Today the state board of regents approved re-naming  a school and an academic program at the University of Montana in honor of a major financial contributor.

University of Montana President Royce Engstrom:

"Earlier this fall, Bill and Carolyn Franke and their family pledged $24 million to support the University of Montana’s College of Forestry and Conservation and the Global Leadership Initiative," Engstrom said. “This gift is the largest single pledge in the University’s 123-year history, and we are deeply grateful for their generosity."

Bill Franke is the managing partner of the global investment firm Indigo Partners, and former CEO of several companies, including America West Airlines. He’s owned a home in Bigfork since the 1990s.

Franke explains why he’s supporting the College of Forestry and Conservation.

“I am concerned about our water supply and the lakes and streams, and so that’s a high priority to me,” Franke said. “I have had the good fortune to work around the world and lived around the world, and I’ve seen what other countries have not done to protect their natural resources, and the devastation that has resulted, and I want to make sure that that never happens here.”

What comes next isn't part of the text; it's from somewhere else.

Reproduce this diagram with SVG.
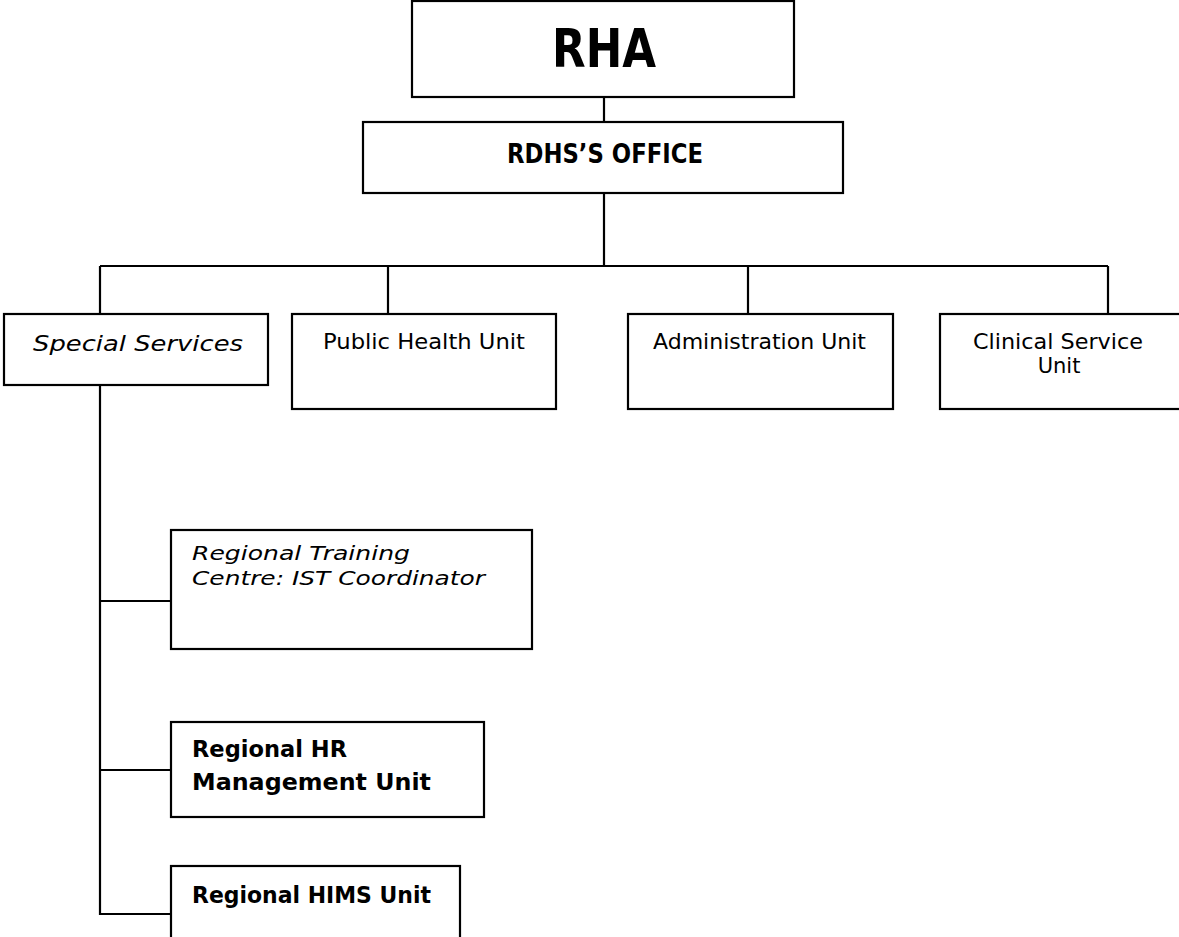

The Frankes’ gift is somewhat unusual in that no family members are alumni of the University of Montana. Bill Franke graduated from Stanford, where he has also made large financial gifts. The family gave Northern Arizona University $25 million in 2007. He says his relationship with UM started when the forestry school helped answer some questions about a grove of trees on his property here.

The Frankes are also providing $6 million in scholarships for UM’s Global Leadership Initiative, which helps undergrads study abroad. 

"Whether anyone in this room likes it or not, you’re going to be globalized," Franke said. "And unfortunately a lot of students go through a college career without really understanding much more than is happening on the campus, and I wanted to be sure they understood there was another part to their lives as they went forward."

Bill Franke says he’ll be back to check on what he considers an investment in the University of Montana.

$6 million will fund scholarships for Franke Global Leadership Initiative for students pursuing educational experiences outside of the classroom including internships, service learning, study abroad, research and field experiences. Additionally, the gift will support critical staffing and operations to continue building the program.

UM’s Global Leadership Initiative is a four-year, 12-credit certificate program that provides undergraduate students opportunities to explore society’s most pressing questions by combining local and global practical experiences with classroom education.